This spoiler-free review is for Seraphina, by Rachel Hartman. I first heard of this book from its sparkling starred review by Kirkus (called the best of 2012), as well as its listing among the Top Debuts of 2012 on the Publisher’s Weekly website. (Note: I glanced at both websites in passing– I’m not so much of a publishing nerd that I follow all the news. Nevertheless, both are reliable sources for good books.) In all the reviews I read, Seraphina was described as being an original YA fantasy about dragons– how could I resist? A few more favorable reviews from trusted sources followed, prompting me to pick up the book as soon as I saw it on the shelves. Here is the usual summary:
Four decades of peace have done little to ease the mistrust between humans and dragons in the kingdom of Goredd. Folding themselves into human shape, dragons attend court as ambassadors, and lend their rational, mathematical minds to universities as scholars and teachers. As the treaty’s anniversary draws near, however, tensions are high.

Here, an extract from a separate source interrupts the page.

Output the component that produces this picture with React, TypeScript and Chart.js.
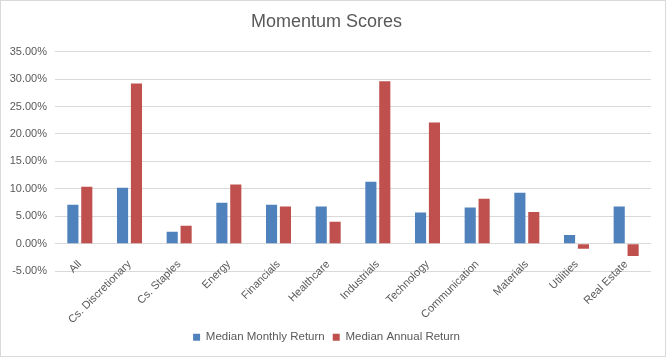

Seraphina Dombegh has reason to fear both sides. An unusually gifted musician, she joins the court just as a member of the royal family is murdered—in suspiciously draconian fashion. Seraphina is drawn into the investigation, partnering with the captain of the Queen’s Guard, the dangerously perceptive Prince Lucian Kiggs. While they begin to uncover hints of a sinister plot to destroy the peace, Seraphina struggles to protect her own secret, the secret behind her musical gift, one so terrible that its discovery could mean her very life.
Seraphina is a novel to be savored, and not to be devoured. I don’t know if I could have rushed through that book if I wanted to. The book was like a slow dance– a pavano, perhaps– intricate and emotional, but deliberate. The pacing seems lacking at the beginning, but it picks up as it nears the end, like a snowball. A snowball that some readers claim takes too much time to get rolling. I see what they mean, but I don’t think the book was any worse for it.
Indeed, it was well done. Well-written, with good characters and conflicts, the first-person storytelling was especially good for the level of emotion. It’s ironic that a story about so many emotionless characters and actions would be so full of feeling, but that may have been the author’s goal.
The story was secretive, reminiscent of a pretty bad book I once read called Eon, in which a girl masquerades as a boy in order to conquer her country’s inherent sexism. In this version, it was masquerading as a human in order to conquer racism. There are always a few close calls with over inquisitive minds in such books, the main character always falls into an impossible relationship, and, when the truth eventually comes out, none of the characters accept it for a good long while. When they do, the impossible relationship is impossible again. That, of course, leaves room for romance in the sequel. It’s all rather formulaic, but it’s always fun to watch the character’s closely guarded secrets become revealed one by one. Especially in first person, the emotions are quite real and quite interesting.
I enjoyed the fresh view of dragons. Though I have seen dragons that can turn human before, there was never such stress on preventing emotion and holding on to logical thought. I thought the draconic characters had remarkable depth in trying to analyze art and emotions without being sucked into the vacuum of living by impulses. In that respect, the dragons I knew were mixed with Vulcans and Observers. (The latter connection, I’m sure, will not be understood by many here.) But especially when the dragons mentioned being “emotionally compromised”, I thought of Spock.
The worldbuilding was over-explained in some places and under-explained in others. There were so many Saints, I couldn’t keep them all in my head. I didn’t try very hard, though– the important ones stuck, like St. Ogdo.
Mostly, the book centers on court intrigues– careless royalty, tactless ambassadors, and deeply buried plans for rebellion. I fell in love with this sort of thing in Dumas, but as with all court intrigues, there is a lot of romance going on behind the scenes. This is not a dragon-slaying story; it’s rather peaceful, in fact.
The point has been raised that one flaw is the book’s maturity. Though I agree that there were a few topics you couldn’t discuss at a birthday party, none of them were glaringly unnecessary. There was a slight overabundance of bad language in the book as well. It’s true that most of it could have been left out, but for the plot to actually work, most of those concepts had to be included. Indeed, for the purpose the book was trying to accomplish, all that stuff was necessary. The book addresses racism and fitting in with a hateful world, so the slightly mature topics brought up fit the theme of the book. None of those topics were more than lightly touched, however. One of the book’s charms is its ability to address difficult topics gracefully, and for that, I don’t begrudge its use of difficult topics in the least. But because of those topics, I wouldn’t suggest this book to anyone under fourteen, possibly sixteen. It’s a book for upper YA, not the middle grades.
I enjoyed the book. Though I can see where objections may lie, all of them are reasonably justified in my mind. I will watch for the sequel.